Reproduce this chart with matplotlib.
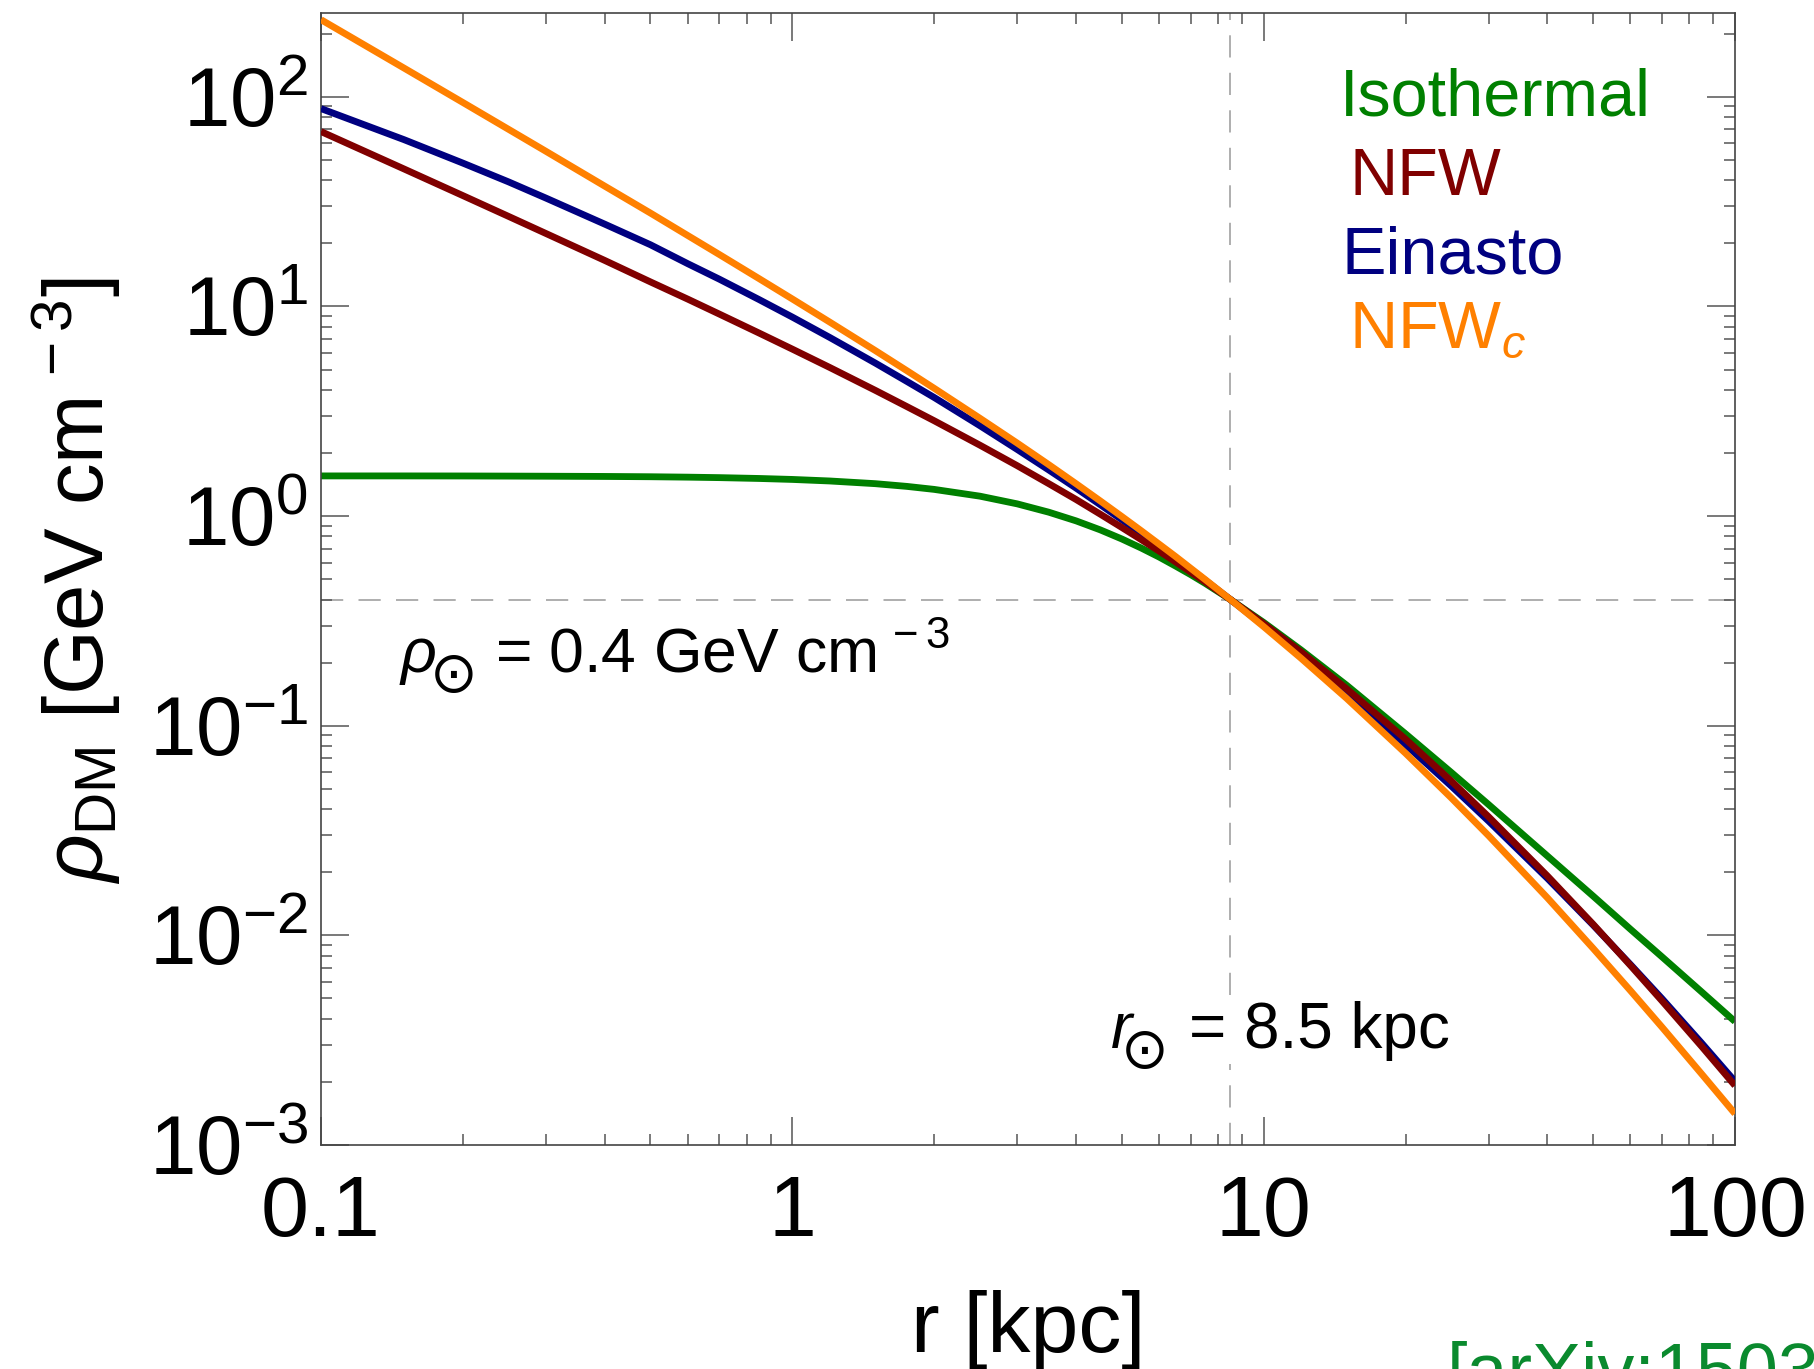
import matplotlib
matplotlib.use("Agg")
import matplotlib.pyplot as plt
import matplotlib.transforms as mtransforms
from matplotlib.ticker import LogLocator, NullFormatter

plt.rcParams['font.family'] = ['Liberation Sans', 'DejaVu Sans']
plt.rcParams['mathtext.fontset'] = 'custom'
plt.rcParams['mathtext.rm'] = 'Liberation Sans'
plt.rcParams['mathtext.it'] = 'Liberation Sans:italic'
plt.rcParams['mathtext.bf'] = 'Liberation Sans:bold'
plt.rcParams['lines.scale_dashes'] = False

# ---------------- data ----------------
r_kpc = [0.1, 0.15, 0.2, 0.25, 0.3, 0.4, 0.5, 0.6, 0.7, 0.85, 1, 1.2, 1.5, 1.75,
         2, 2.5, 3, 3.5, 4, 4.5, 5, 5.5, 6, 6.5, 7, 7.5, 8.5,
         10, 12, 15, 20, 25, 30, 40, 50, 60, 70, 85, 100]

rho_isothermal = [1.555, 1.555, 1.554, 1.552, 1.550, 1.546, 1.541, 1.534, 1.526,
                  1.512, 1.496, 1.471, 1.428, 1.386, 1.341, 1.245, 1.144, 1.044,
                  0.949, 0.860, 0.778, 0.704, 0.638, 0.578, 0.526, 0.479, 0.400,
                  0.311, 0.230, 0.156, 0.0915, 0.0599, 0.0421, 0.0239, 0.0154,
                  0.0107, 0.00790, 0.00537, 0.00388]

rho_nfw = [68.3, 45.3, 33.8, 26.9, 22.3, 16.58, 13.1, 10.84, 9.20, 7.47, 6.26,
           5.12, 3.98, 3.33, 2.85, 2.18, 1.74, 1.428, 1.20, 1.022, 0.883, 0.772,
           0.681, 0.605, 0.541, 0.487, 0.400,
           0.307, 0.225, 0.150, 0.0863, 0.0545, 0.0368, 0.0192, 0.0113, 0.00719,
           0.00487, 0.00295, 0.00192]

rho_einasto = [87.9, 62.5, 48.3, 39.3, 32.9, 24.7, 19.7, 16.0, 13.5, 10.79, 8.90,
               7.12, 5.37, 4.39, 3.68, 2.70, 2.08, 1.66, 1.36, 1.134, 0.962,
               0.826, 0.718, 0.629, 0.557, 0.496, 0.400,
               0.301, 0.216, 0.143, 0.0813, 0.0516, 0.0351, 0.0187, 0.0112,
               0.00726, 0.00499, 0.00306, 0.00201]

rho_nfwc = [233.4, 137.2, 94.0, 70.0, 55.0, 37.5, 27.9, 21.8, 17.7, 13.58, 10.86,
            8.43, 6.16, 4.94, 4.07, 2.93, 2.23, 1.76, 1.427, 1.182, 0.996, 0.851,
            0.735, 0.642, 0.564, 0.500, 0.400,
            0.297, 0.210, 0.135, 0.0739, 0.0453, 0.0299, 0.0151, 0.00867,
            0.00545, 0.00365, 0.00218, 0.00141]

profile_names = ['Isothermal', 'NFW', 'Einasto', 'NFW$_{c}$']
profile_colors = ['#008000', '#800000', '#000080', '#ff8000']

r_sun = 8.5
rho_sun = 0.4

x_limits = (0.1, 100)
y_limits = (1e-3, 10 ** 2.4)
x_ticks = [0.1, 1, 10, 100]
x_ticklabels = ['0.1', '1', '10', '100']
y_ticks = [1e-3, 1e-2, 1e-1, 1e0, 1e1, 1e2]
y_ticklabels = [r'$10^{-3}$', r'$10^{-2}$', r'$10^{-1}$', r'$10^{0}$', r'$10^{1}$', r'$10^{2}$']

# ---------------- figure ----------------
W, H = 1815, 1369
fig = plt.figure(figsize=(W / 100, H / 100), dpi=100)
ax = fig.add_axes([321 / W, 1 - 1145 / H, (1735 - 321) / W, (1145 - 13) / H])
ax.set_xscale('log')
ax.set_yscale('log')
ax.set_xlim(*x_limits)
ax.set_ylim(*y_limits)

# reference dashed lines
dash = (0, (16, 11))
ax.axhline(rho_sun, color='#a8a8a8', lw=1.3, linestyle=dash, zorder=1)
ax.axvline(r_sun, color='#a8a8a8', lw=1.3, linestyle=dash, zorder=1)

series = [rho_isothermal, rho_nfw, rho_einasto, rho_nfwc]
zorders = [2, 4, 3, 5]
for vals, c, z in zip(series, profile_colors, zorders):
    ax.plot(r_kpc, vals, color=c, lw=4.9, zorder=z, solid_capstyle='butt',
            solid_joinstyle='round')

# frame & ticks
for sp in ax.spines.values():
    sp.set_color('#444444')
    sp.set_linewidth(1.2)
ax.tick_params(which='both', direction='in', top=True, right=True,
               color='#555555', width=1.1)
ax.tick_params(which='major', length=20)
ax.tick_params(which='minor', length=8)
ax.xaxis.set_minor_locator(LogLocator(base=10, subs=range(2, 10), numticks=20))
ax.yaxis.set_minor_locator(LogLocator(base=10, subs=range(2, 10), numticks=20))
ax.xaxis.set_minor_formatter(NullFormatter())
ax.yaxis.set_minor_formatter(NullFormatter())
ax.set_xticks(x_ticks)
ax.set_xticklabels(x_ticklabels, fontsize=62)
ax.tick_params(axis='x', which='major', pad=21)
ax.set_yticks(y_ticks)
ax.set_yticklabels([''] * len(y_ticks))

# y tick labels: "10" centred on the tick, exponent above
ylab_trans = mtransforms.offset_copy(
    mtransforms.blended_transform_factory(ax.transAxes, ax.transData),
    fig=fig, x=0, y=-21.5, units='points')
for v, lab in zip(y_ticks, y_ticklabels):
    ax.text(-13 / 1414, v, lab, transform=ylab_trans, ha='right', va='baseline',
            fontsize=60, clip_on=False)

# axis labels
fig.text(1028 / W, 1 - 1352 / H, 'r [kpc]', ha='center', va='baseline', fontsize=62)
fig.text(77 / W, 1 - 581 / H, r'$\rho_{\mathrm{DM}}$ [GeV cm$^{\,-3}$]',
         rotation=90, ha='center', va='center', fontsize=60)

# legend labels
legend_pos = [(1340, 116), (1350, 195), (1342, 273), (1349, 347)]
for name, c, (px, py) in zip(profile_names, profile_colors, legend_pos):
    fig.text(px / W, 1 - py / H, name, color=c, fontsize=48, ha='left', va='baseline')

# annotations (symbol, sun sign, rest)
def sun_label(x_sym, x_sun, x_rest, y_base, sym, rest, size, box=False):
    fig.text(x_sym / W, 1 - y_base / H, sym, fontsize=size, ha='left', va='baseline')
    fig.text(x_sun / W, 1 - (y_base + 20) / H, '\u2299', family='DejaVu Sans',
             fontsize=41, ha='center', va='baseline')
    kw = {}
    if box:
        kw['bbox'] = dict(facecolor='white', edgecolor='none', pad=2)
    fig.text(x_rest / W, 1 - y_base / H, rest, fontsize=size, ha='left',
             va='baseline', **kw)

sun_label(399, 454, 495, 672, r'$\rho$', r'= 0.4 GeV cm$^{\,-3}$', 45)
sun_label(1110, 1145, 1189, 1048, r'$r$', '= 8.5 kpc', 46, box=True)

# citation (cut by the figure edge, as in the reference)
fig.text(1447 / W, 1 - 1395 / H, '[arXiv:1503', color='#0a8a2e', fontsize=53,
         ha='left', va='baseline')

fig.savefig('out.png', dpi=100)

______________________________

> **WHAT NEEDS TO BE DONE**
Skip the pictures, then retype every line above exactly.

> **WRITTEN RESPONSE**
Reproduce this chart with matplotlib.
import matplotlib
matplotlib.use("Agg")
import matplotlib.pyplot as plt
import matplotlib.transforms as mtransforms
from matplotlib.ticker import LogLocator, NullFormatter

plt.rcParams['font.family'] = ['Liberation Sans', 'DejaVu Sans']
plt.rcParams['mathtext.fontset'] = 'custom'
plt.rcParams['mathtext.rm'] = 'Liberation Sans'
plt.rcParams['mathtext.it'] = 'Liberation Sans:italic'
plt.rcParams['mathtext.bf'] = 'Liberation Sans:bold'
plt.rcParams['lines.scale_dashes'] = False

# ---------------- data ----------------
r_kpc = [0.1, 0.15, 0.2, 0.25, 0.3, 0.4, 0.5, 0.6, 0.7, 0.85, 1, 1.2, 1.5, 1.75,
         2, 2.5, 3, 3.5, 4, 4.5, 5, 5.5, 6, 6.5, 7, 7.5, 8.5,
         10, 12, 15, 20, 25, 30, 40, 50, 60, 70, 85, 100]

rho_isothermal = [1.555, 1.555, 1.554, 1.552, 1.550, 1.546, 1.541, 1.534, 1.526,
                  1.512, 1.496, 1.471, 1.428, 1.386, 1.341, 1.245, 1.144, 1.044,
                  0.949, 0.860, 0.778, 0.704, 0.638, 0.578, 0.526, 0.479, 0.400,
                  0.311, 0.230, 0.156, 0.0915, 0.0599, 0.0421, 0.0239, 0.0154,
                  0.0107, 0.00790, 0.00537, 0.00388]

rho_nfw = [68.3, 45.3, 33.8, 26.9, 22.3, 16.58, 13.1, 10.84, 9.20, 7.47, 6.26,
           5.12, 3.98, 3.33, 2.85, 2.18, 1.74, 1.428, 1.20, 1.022, 0.883, 0.772,
           0.681, 0.605, 0.541, 0.487, 0.400,
           0.307, 0.225, 0.150, 0.0863, 0.0545, 0.0368, 0.0192, 0.0113, 0.00719,
           0.00487, 0.00295, 0.00192]

rho_einasto = [87.9, 62.5, 48.3, 39.3, 32.9, 24.7, 19.7, 16.0, 13.5, 10.79, 8.90,
               7.12, 5.37, 4.39, 3.68, 2.70, 2.08, 1.66, 1.36, 1.134, 0.962,
               0.826, 0.718, 0.629, 0.557, 0.496, 0.400,
               0.301, 0.216, 0.143, 0.0813, 0.0516, 0.0351, 0.0187, 0.0112,
               0.00726, 0.00499, 0.00306, 0.00201]

rho_nfwc = [233.4, 137.2, 94.0, 70.0, 55.0, 37.5, 27.9, 21.8, 17.7, 13.58, 10.86,
            8.43, 6.16, 4.94, 4.07, 2.93, 2.23, 1.76, 1.427, 1.182, 0.996, 0.851,
            0.735, 0.642, 0.564, 0.500, 0.400,
            0.297, 0.210, 0.135, 0.0739, 0.0453, 0.0299, 0.0151, 0.00867,
            0.00545, 0.00365, 0.00218, 0.00141]

profile_names = ['Isothermal', 'NFW', 'Einasto', 'NFW$_{c}$']
profile_colors = ['#008000', '#800000', '#000080', '#ff8000']

r_sun = 8.5
rho_sun = 0.4

x_limits = (0.1, 100)
y_limits = (1e-3, 10 ** 2.4)
x_ticks = [0.1, 1, 10, 100]
x_ticklabels = ['0.1', '1', '10', '100']
y_ticks = [1e-3, 1e-2, 1e-1, 1e0, 1e1, 1e2]
y_ticklabels = [r'$10^{-3}$', r'$10^{-2}$', r'$10^{-1}$', r'$10^{0}$', r'$10^{1}$', r'$10^{2}$']

# ---------------- figure ----------------
W, H = 1815, 1369
fig = plt.figure(figsize=(W / 100, H / 100), dpi=100)
ax = fig.add_axes([321 / W, 1 - 1145 / H, (1735 - 321) / W, (1145 - 13) / H])
ax.set_xscale('log')
ax.set_yscale('log')
ax.set_xlim(*x_limits)
ax.set_ylim(*y_limits)

# reference dashed lines
dash = (0, (16, 11))
ax.axhline(rho_sun, color='#a8a8a8', lw=1.3, linestyle=dash, zorder=1)
ax.axvline(r_sun, color='#a8a8a8', lw=1.3, linestyle=dash, zorder=1)

series = [rho_isothermal, rho_nfw, rho_einasto, rho_nfwc]
zorders = [2, 4, 3, 5]
for vals, c, z in zip(series, profile_colors, zorders):
    ax.plot(r_kpc, vals, color=c, lw=4.9, zorder=z, solid_capstyle='butt',
            solid_joinstyle='round')

# frame & ticks
for sp in ax.spines.values():
    sp.set_color('#444444')
    sp.set_linewidth(1.2)
ax.tick_params(which='both', direction='in', top=True, right=True,
               color='#555555', width=1.1)
ax.tick_params(which='major', length=20)
ax.tick_params(which='minor', length=8)
ax.xaxis.set_minor_locator(LogLocator(base=10, subs=range(2, 10), numticks=20))
ax.yaxis.set_minor_locator(LogLocator(base=10, subs=range(2, 10), numticks=20))
ax.xaxis.set_minor_formatter(NullFormatter())
ax.yaxis.set_minor_formatter(NullFormatter())
ax.set_xticks(x_ticks)
ax.set_xticklabels(x_ticklabels, fontsize=62)
ax.tick_params(axis='x', which='major', pad=21)
ax.set_yticks(y_ticks)
ax.set_yticklabels([''] * len(y_ticks))

# y tick labels: "10" centred on the tick, exponent above
ylab_trans = mtransforms.offset_copy(
    mtransforms.blended_transform_factory(ax.transAxes, ax.transData),
    fig=fig, x=0, y=-21.5, units='points')
for v, lab in zip(y_ticks, y_ticklabels):
    ax.text(-13 / 1414, v, lab, transform=ylab_trans, ha='right', va='baseline',
            fontsize=60, clip_on=False)

# axis labels
fig.text(1028 / W, 1 - 1352 / H, 'r [kpc]', ha='center', va='baseline', fontsize=62)
fig.text(77 / W, 1 - 581 / H, r'$\rho_{\mathrm{DM}}$ [GeV cm$^{\,-3}$]',
         rotation=90, ha='center', va='center', fontsize=60)

# legend labels
legend_pos = [(1340, 116), (1350, 195), (1342, 273), (1349, 347)]
for name, c, (px, py) in zip(profile_names, profile_colors, legend_pos):
    fig.text(px / W, 1 - py / H, name, color=c, fontsize=48, ha='left', va='baseline')

# annotations (symbol, sun sign, rest)
def sun_label(x_sym, x_sun, x_rest, y_base, sym, rest, size, box=False):
    fig.text(x_sym / W, 1 - y_base / H, sym, fontsize=size, ha='left', va='baseline')
    fig.text(x_sun / W, 1 - (y_base + 20) / H, '\u2299', family='DejaVu Sans',
             fontsize=41, ha='center', va='baseline')
    kw = {}
    if box:
        kw['bbox'] = dict(facecolor='white', edgecolor='none', pad=2)
    fig.text(x_rest / W, 1 - y_base / H, rest, fontsize=size, ha='left',
             va='baseline', **kw)

sun_label(399, 454, 495, 672, r'$\rho$', r'= 0.4 GeV cm$^{\,-3}$', 45)
sun_label(1110, 1145, 1189, 1048, r'$r$', '= 8.5 kpc', 46, box=True)

# citation (cut by the figure edge, as in the reference)
fig.text(1447 / W, 1 - 1395 / H, '[arXiv:1503', color='#0a8a2e', fontsize=53,
         ha='left', va='baseline')

fig.savefig('out.png', dpi=100)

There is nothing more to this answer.